If $z$ is between $x$ and $y$, we can define an $\epsilon_z$-neighbourhood around $z$ that is small enough to fit between the two other x and y neighbourhoods. In this scenario, if $z_n$ indeed does converge to $z$, there must exist some point $N_z$ such that if $n \ge N_z, x_n \in (-\epsilon_z, \epsilon_z)$. But, as we stated previously, there already exists a point $N$ such that all points in $z_n, n \ge N$ are either in the $\epsilon_x$-neighbourhood or the $\epsilon_y$-neighbourhood, and not anywhere between. So, we cannot find some $N_z$ such that all points after $N_z$ are in the $\epsilon_z$-neighbourhood, in other words, between the two neighbourhoods.
If $z$ is not between x and y, nearly the same argument can be made (all points after some point must be either in the x or y neighbourhoods).
So, if $x \ne y$, $z$ cannot converge.
On the other hand, if $x=y$, there exists no gap between two possible neighbourhoods that $z$ and its neighbourhood can be squished in. Therefore, in that case, it is possible to find a neighbourhood around $z$, where $z=x=y$, that all points after some point $N$ are located within.
First of all I am aware at how insanely ugly and even nonmathematical this proof is.

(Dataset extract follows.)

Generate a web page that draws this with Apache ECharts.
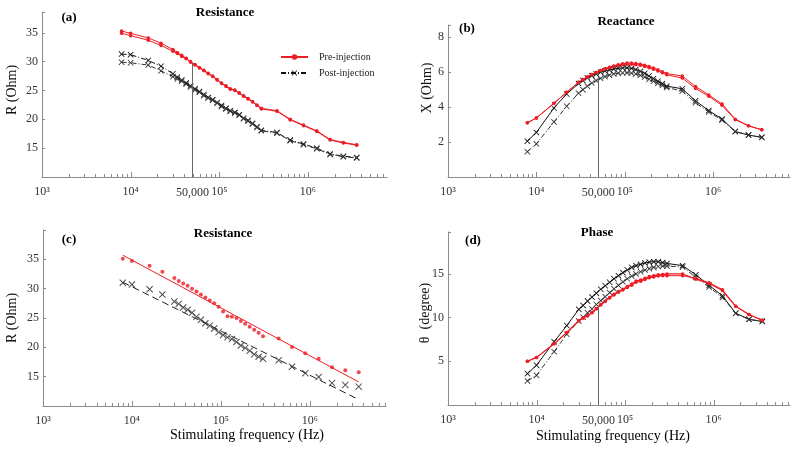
<!DOCTYPE html>
<html>
<head>
<meta charset="utf-8">
<title>Impedance</title>
<script src="https://cdn.jsdelivr.net/npm/echarts@6/dist/echarts.min.js"></script>
<style>
html, body { margin: 0; padding: 0; background: #fff; }
#chart { width: 800px; height: 450px; }
</style>
</head>
<body>
<div id="chart"></div>
<script>
// stimulating frequency (Hz), same sweep for every panel
var freq = [7900, 10000, 15800, 22000, 30000, 33600, 37700, 42300, 47400, 53200, 59700, 67000, 75000, 84200, 94500, 106000,
	119000, 133000, 150000, 168000, 188000, 211000, 237000, 266000, 298000, 447000, 631000, 891000, 1260000, 1780000, 2510000, 3550000];

// (a) resistance, R (Ohm)
var resPre1 = [35.3, 34.9, 34.1, 33.2, 32.1, 31.6, 31.1, 30.6, 30.0, 29.5, 29.0, 28.5, 28.0, 27.5, 26.9, 26.3,
	25.8, 25.3, 25.1, 24.6, 24.1, 23.6, 23.1, 22.5, 21.9, 21.5, 20.0, 19.0, 18.0, 16.5, 16.0, 15.6];
var resPre2 = [34.9, 34.5, 33.7, 32.8, 31.8, 31.4, 30.9, 30.5, 29.9, 29.4, 28.9, 28.4, 27.9, 27.4, 26.8, 26.2,
	25.7, 25.2, 25.0, 24.5, 24.0, 23.5, 23.0, 22.4, 21.8, 21.4, 19.9, 18.9, 17.9, 16.4, 15.9, 15.5];
var resPost1 = [31.3, 31.2, 30.2, 29.2, 27.9, 27.3, 26.8, 26.3, 25.8, 25.3, 24.8, 24.3, 23.8, 23.4, 22.9, 22.4,
	21.9, 21.5, 21.2, 20.8, 20.2, 19.8, 19.3, 18.7, 18.1, 17.7, 16.4, 15.7, 15.0, 14.0, 13.6, 13.4];
var resPost2 = [29.9, 29.8, 29.4, 28.4, 27.4, 27.0, 26.6, 26.1, 25.6, 25.1, 24.7, 24.1, 23.7, 23.3, 22.8, 22.2,
	21.8, 21.4, 21.1, 20.7, 20.1, 19.7, 19.2, 18.6, 18.0, 17.6, 16.3, 15.6, 14.9, 13.9, 13.5, 13.3];

// (b) reactance, X (Ohm)
var reaPre1 = [3.1, 3.38, 4.22, 4.85, 5.42, 5.58, 5.73, 5.86, 5.98, 6.09, 6.19, 6.28, 6.36, 6.43, 6.48, 6.52,
	6.53, 6.5, 6.46, 6.4, 6.33, 6.24, 6.14, 6.03, 5.92, 5.78, 5.18, 4.7, 4.18, 3.31, 2.93, 2.7];
var reaPre2 = [3.1, 3.38, 4.22, 4.85, 5.42, 5.58, 5.73, 5.86, 5.98, 6.09, 6.18, 6.26, 6.33, 6.39, 6.43, 6.46,
	6.46, 6.43, 6.39, 6.33, 6.26, 6.17, 6.07, 5.96, 5.85, 5.66, 5.07, 4.62, 4.1, 3.28, 2.93, 2.7];
var reaPost1 = [2.05, 2.55, 3.95, 4.75, 5.35, 5.52, 5.67, 5.8, 5.9, 6.0, 6.07, 6.13, 6.18, 6.22, 6.24, 6.25,
	6.22, 6.15, 6.05, 5.93, 5.78, 5.63, 5.48, 5.34, 5.2, 5.05, 4.36, 3.8, 3.32, 2.6, 2.4, 2.27];
var reaPost2 = [1.45, 1.9, 3.15, 4.05, 4.8, 5.0, 5.2, 5.38, 5.52, 5.65, 5.75, 5.83, 5.9, 5.94, 5.96, 5.97,
	5.95, 5.9, 5.82, 5.72, 5.6, 5.48, 5.36, 5.25, 5.12, 4.92, 4.25, 3.72, 3.25, 2.6, 2.4, 2.27];

// (c) resistance points and fitted lines
var resMeanPre = [35.1, 34.7, 33.9, 32.9, 31.8, 31.3, 30.9, 30.5, 30.0, 29.5, 29.0, 28.5, 28.0, 27.5, 26.9, 26.1,
	25.3, 25.2, 25.0, 24.5, 24.0, 23.5, 23.0, 22.5, 21.9, 21.5, 20.05, 19.0, 18.05, 16.6, 16.1, 15.75];
var resMeanPost = [31.0, 30.7, 29.9, 29.0, 27.8, 27.4, 26.8, 26.4, 25.9, 25.2, 24.7, 24.1, 23.7, 23.2, 22.6, 22.1,
	21.7, 21.4, 20.9, 20.3, 19.9, 19.4, 18.8, 18.4, 18.05, 17.8, 16.7, 15.6, 14.95, 13.9, 13.6, 13.3];
var fitFreq = [7900, 3550000];
var fitPre = [35.7, 14.1];
var fitPost = [31.1, 11.1];

// (d) phase, degree
var phPre1 = [5.0, 5.45, 7.0, 8.3, 9.65, 9.96, 10.23, 10.6, 11.05, 11.5, 11.9, 12.3, 12.67, 13.0, 13.26, 13.57,
	13.84, 14.2, 14.3, 14.5, 14.7, 14.8, 14.9, 14.95, 15.0, 15.0, 14.4, 13.9, 13.1, 11.3, 10.35, 9.7];
var phPre2 = [5.0, 5.45, 7.0, 8.3, 9.65, 9.96, 10.2, 10.55, 11.0, 11.45, 11.85, 12.25, 12.6, 12.9, 13.15, 13.45,
	13.7, 14.05, 14.15, 14.35, 14.55, 14.65, 14.75, 14.8, 14.8, 14.8, 14.5, 14.0, 13.2, 11.3, 10.35, 9.7];
var phPost1 = [3.6, 4.55, 7.25, 9.1, 10.95, 11.4, 11.9, 12.35, 12.8, 13.25, 13.65, 14.05, 14.45, 14.8, 15.15, 15.45,
	15.75, 15.95, 16.1, 16.25, 16.35, 16.4, 16.4, 16.3, 16.2, 15.95, 14.9, 13.7, 12.5, 10.5, 9.8, 9.55];
var phPost2 = [2.75, 3.4, 6.1, 8.1, 9.6, 10.05, 10.55, 11.0, 11.5, 11.95, 12.4, 12.85, 13.3, 13.7, 14.1, 14.45,
	14.75, 15.0, 15.25, 15.45, 15.6, 15.75, 15.85, 15.9, 15.9, 15.8, 14.6, 13.5, 12.3, 10.5, 9.8, 9.6];

// x ticks (log axis, decades plus 2..9 minor)
var xTicks = [1000, 2000, 3000, 4000, 5000, 6000, 7000, 8000, 9000,
	10000, 20000, 30000, 40000, 50000, 60000, 70000, 80000, 90000,
	100000, 200000, 300000, 400000, 500000, 600000, 700000, 800000, 900000,
	1000000, 2000000, 3000000, 4000000, 5000000, 6000000, 7000000];
var decadeLabels = { 3: '10\u00b3', 4: '10\u2074', 5: '10\u2075', 6: '10\u2076' };
var guideFreq = 50000;
var guideLabel = '50,000';
// y tick labels shown for each panel
var yLabelsA = [15, 20, 25, 30, 35];
var yLabelsB = [2, 4, 6, 8];
var yLabelsC = [15, 20, 25, 30, 35];
var yLabelsD = [5, 10, 15];

var FONT = '"Liberation Serif", "Times New Roman", serif';
var RED = '#ee1c24';
var BLACK = '#111';
var AXIS = '#8c8c8c';
var CROSS = 'path://M0,1L1,0L5,4L9,0L10,1L6,5L10,9L9,10L5,6L1,10L0,9L4,5Z';

// panels: grid box and axis ranges
var panels = [
	{ left: 42, top: 12, width: 345, height: 165, yMin: 10, yMax: 38.6, step: 5, xMax: 7.8e6, labels: yLabelsA },
	{ left: 448, top: 25, width: 342, height: 152, yMin: 0, yMax: 8.7, step: 2, xMax: 7.4e6, labels: yLabelsB },
	{ left: 43, top: 230, width: 343, height: 176, yMin: 10, yMax: 40, step: 5, xMax: 7.2e6, labels: yLabelsC },
	{ left: 448, top: 232, width: 342, height: 173, yMin: 0, yMax: 19.8, step: 5, xMax: 7.3e6, labels: yLabelsD }
];

function pairs(xs, ys) {
	return xs.map(function (x, i) { return [x, ys[i]] });
}

function lineSeries(name, idx, ys, color, dash, symbol, size, width) {
	return {
		name: name,
		type: 'line',
		xAxisIndex: idx,
		yAxisIndex: idx,
		data: pairs(freq, ys),
		symbol: symbol,
		symbolSize: size,
		showSymbol: true,
		itemStyle: { color: color },
		lineStyle: { color: color, width: width, type: dash },
		emphasis: { disabled: true },
		z: color === RED ? 4 : 3
	};
}

function guideLine(idx, top) {
	return {
		type: 'line',
		xAxisIndex: idx,
		yAxisIndex: idx,
		data: [],
		markLine: {
			silent: true,
			symbol: 'none',
			animation: false,
			lineStyle: { color: '#666', width: 1, type: 'solid' },
			label: { show: true, position: 'start', formatter: guideLabel, distance: 10,
				color: '#333', fontFamily: FONT, fontSize: 12 },
			data: [[{ coord: [guideFreq, panels[idx].yMin] }, { coord: [guideFreq, top] }]]
		}
	};
}

// minor/major ticks drawn inward on the log x axis
function tickSeries(idx) {
	return {
		type: 'custom',
		xAxisIndex: idx,
		yAxisIndex: idx,
		silent: true,
		clip: false,
		data: xTicks.filter(function (v) { return v <= panels[idx].xMax }).map(function (v) { return [v, panels[idx].yMin] }),
		renderItem: function (params, api) {
			var v = api.value(0);
			var p = api.coord([v, api.value(1)]);
			var e = Math.log10(v);
			var len = Math.abs(e - Math.round(e)) < 1e-9 ? 5 : 3;
			var x = Math.round(p[0]) + 0.5;
			return { type: 'line', shape: { x1: x, y1: p[1], x2: x, y2: p[1] - len }, style: { stroke: AXIS, lineWidth: 1 } };
		}
	};
}

var grids = [], xAxes = [], yAxes = [];
panels.forEach(function (p, i) {
	grids.push({ left: p.left, top: p.top, width: p.width, height: p.height, containLabel: false });
	xAxes.push({
		type: 'log', logBase: 10, gridIndex: i, min: 1000, max: p.xMax,
		axisLine: { lineStyle: { color: AXIS, width: 1 } },
		axisTick: { show: false },
		splitLine: { show: false },
		axisLabel: {
			margin: 9, color: '#333', fontFamily: FONT, fontSize: 12, showMaxLabel: false,
			formatter: function (v) {
				var e = Math.round(Math.log10(v));
				return Math.abs(v - Math.pow(10, e)) < 1e-6 * v && decadeLabels[e] ? decadeLabels[e] : '';
			}
		}
	});
	yAxes.push({
		type: 'value', gridIndex: i, min: p.yMin, max: p.yMax, interval: p.step,
		axisLine: { show: true, lineStyle: { color: AXIS, width: 1 } },
		axisTick: { show: true, inside: true, length: 3, lineStyle: { color: AXIS } },
		splitLine: { show: false },
		axisLabel: {
			margin: 4, color: '#333', fontFamily: FONT, fontSize: 12,
			formatter: function (v) { return p.labels.indexOf(v) >= 0 ? String(v) : '' }
		}
	});
});

var dashDot = [5, 2, 1, 2];
var series = [
	// (a)
	lineSeries('Post-injection', 0, resPost1, BLACK, dashDot, CROSS, 6, 1),
	lineSeries('Post-injection', 0, resPost2, '#333', dashDot, CROSS, 6, 1),
	lineSeries('Pre-injection', 0, resPre1, RED, 'solid', 'circle', 3.5, 1),
	lineSeries('Pre-injection', 0, resPre2, RED, 'solid', 'circle', 3.5, 1),
	guideLine(0, 29.8),
	tickSeries(0),
	// (b)
	lineSeries('Post-injection', 1, reaPost1, BLACK, 'solid', CROSS, 6, 1),
	lineSeries('Post-injection', 1, reaPost2, '#333', dashDot, CROSS, 6, 1),
	lineSeries('Pre-injection', 1, reaPre1, RED, 'solid', 'circle', 3.5, 1),
	lineSeries('Pre-injection', 1, reaPre2, RED, 'solid', 'circle', 3.5, 1),
	guideLine(1, 5.75),
	tickSeries(1),
	// (c)
	{ name: 'Pre-injection', type: 'scatter', xAxisIndex: 2, yAxisIndex: 2, data: pairs(freq, resMeanPre),
		symbol: 'circle', symbolSize: 4, itemStyle: { color: RED }, z: 4 },
	{ name: 'Post-injection', type: 'scatter', xAxisIndex: 2, yAxisIndex: 2, data: pairs(freq, resMeanPost),
		symbol: CROSS, symbolSize: 7, itemStyle: { color: '#222' }, z: 3 },
	{ type: 'line', xAxisIndex: 2, yAxisIndex: 2, data: pairs(fitFreq, fitPre), symbol: 'none',
		lineStyle: { color: RED, width: 1 }, z: 2 },
	{ type: 'line', xAxisIndex: 2, yAxisIndex: 2, data: pairs(fitFreq, fitPost), symbol: 'none',
		lineStyle: { color: '#222', width: 1, type: [7, 4] }, z: 2 },
	tickSeries(2),
	// (d)
	lineSeries('Post-injection', 3, phPost1, BLACK, 'solid', CROSS, 6, 1),
	lineSeries('Post-injection', 3, phPost2, '#333', dashDot, CROSS, 6, 1),
	lineSeries('Pre-injection', 3, phPre1, RED, 'solid', 'circle', 3.5, 1.2),
	lineSeries('Pre-injection', 3, phPre2, RED, 'solid', 'circle', 3.5, 1),
	guideLine(3, 11.4),
	tickSeries(3)
];

function heading(text, x, y, size, bold) {
	return {
		text: text, left: x, top: y, padding: 0, textAlign: 'center', textVerticalAlign: 'middle',
		textStyle: { fontFamily: FONT, fontSize: size, fontWeight: bold ? 'bold' : 'normal', color: '#000' }
	};
}

function yName(text, x, y) {
	return {
		type: 'text', x: x, y: y, rotation: Math.PI / 2, silent: true,
		style: { text: text, fontFamily: FONT, fontSize: 14, fill: '#111', align: 'center', verticalAlign: 'middle' }
	};
}

var chart = echarts.init(document.getElementById('chart'));
chart.setOption({
	animation: false,
	backgroundColor: '#fff',
	title: [
		heading('Resistance', 225, 13, 13, true),
		heading('Reactance', 626, 22, 13, true),
		heading('Resistance', 223, 234, 13, true),
		heading('Phase', 597, 233, 13, true),
		heading('(a)', 69, 18, 13, true),
		heading('(b)', 467, 29, 13, true),
		heading('(c)', 69, 240, 13, true),
		heading('(d)', 473, 241, 13, true),
		heading('Stimulating frequency (Hz)', 247, 435, 14, false),
		heading('Stimulating frequency (Hz)', 613, 436, 14, false)
	],
	legend: {
		data: ['Pre-injection', 'Post-injection'],
		orient: 'vertical',
		left: 280, top: 52, padding: 0,
		itemWidth: 27, itemHeight: 7, itemGap: 6,
		selectedMode: false,
		textStyle: { fontFamily: FONT, fontSize: 10, color: '#222', padding: [0, 0, 0, 6] }
	},
	graphic: [
		yName('R (Ohm)', 12, 90),
		yName('X (Ohm)', 427, 88),
		yName('R (Ohm)', 12, 318),
		yName('\u03b8  (degree)', 425, 313)
	],
	grid: grids,
	xAxis: xAxes,
	yAxis: yAxes,
	series: series
});
</script>
</body>
</html>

I'm currently in high school so my exposure to proof techniques has been limited. I'm usually okay if provided with some direction, but I don't think I've had enough experience in more advanced mathematics to have the mathematical creativity to think of proofs without prompts.

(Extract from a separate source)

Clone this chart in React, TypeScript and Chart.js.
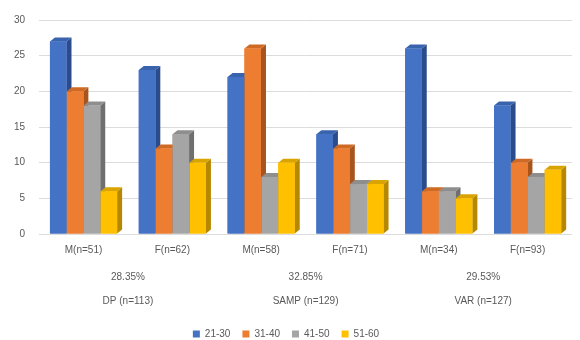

I'm not even entirely sure this proof is valid, but after a few hours of working on this one problem its the one that has the least holes that I can see of.
Can anyone possible check the validity of this proof and offer a better one? I would be even more grateful to be tipped off on some of the problems with my proof format / etc…
Thanks!
Best Answer
We'll prove the statement in both directions, i.e.
$(\Rightarrow)$ Let $(z_n)$ be convergent with limit $L$. Then for every $\epsilon>0$, $\exists N\in \Bbb{N}$ such that for all $n\geq N$, $|z_n-L|<\epsilon.$ Notice that $x_n$ in $z_n$ are the odd index terms, while $y_n$ are the even index terms. Thus, it is certainly true that for our choice of $N$, $|z_{2n-1}-L|<\epsilon$ and $|z_{2n}-L|<\epsilon.$ Thus $\lim x_n=\lim y_n = L.$
$(\Leftarrow)$ Let $(x_n)$ and $(y_n)$ be convergent with common limit $L$. Then for every $\epsilon>0$, $\exists N_1$ such that $|x_n-L|<\epsilon$ for all $n\geq N_1$ and $\exists N_2$ such that $|y_n-L|<\epsilon$ for all $n\geq N_2$. Now pick $N=\max\{2N_1-1,2N_2\}$. This ensures that for this $N$, $|z_n-L|<\epsilon$ for all $n\geq N$.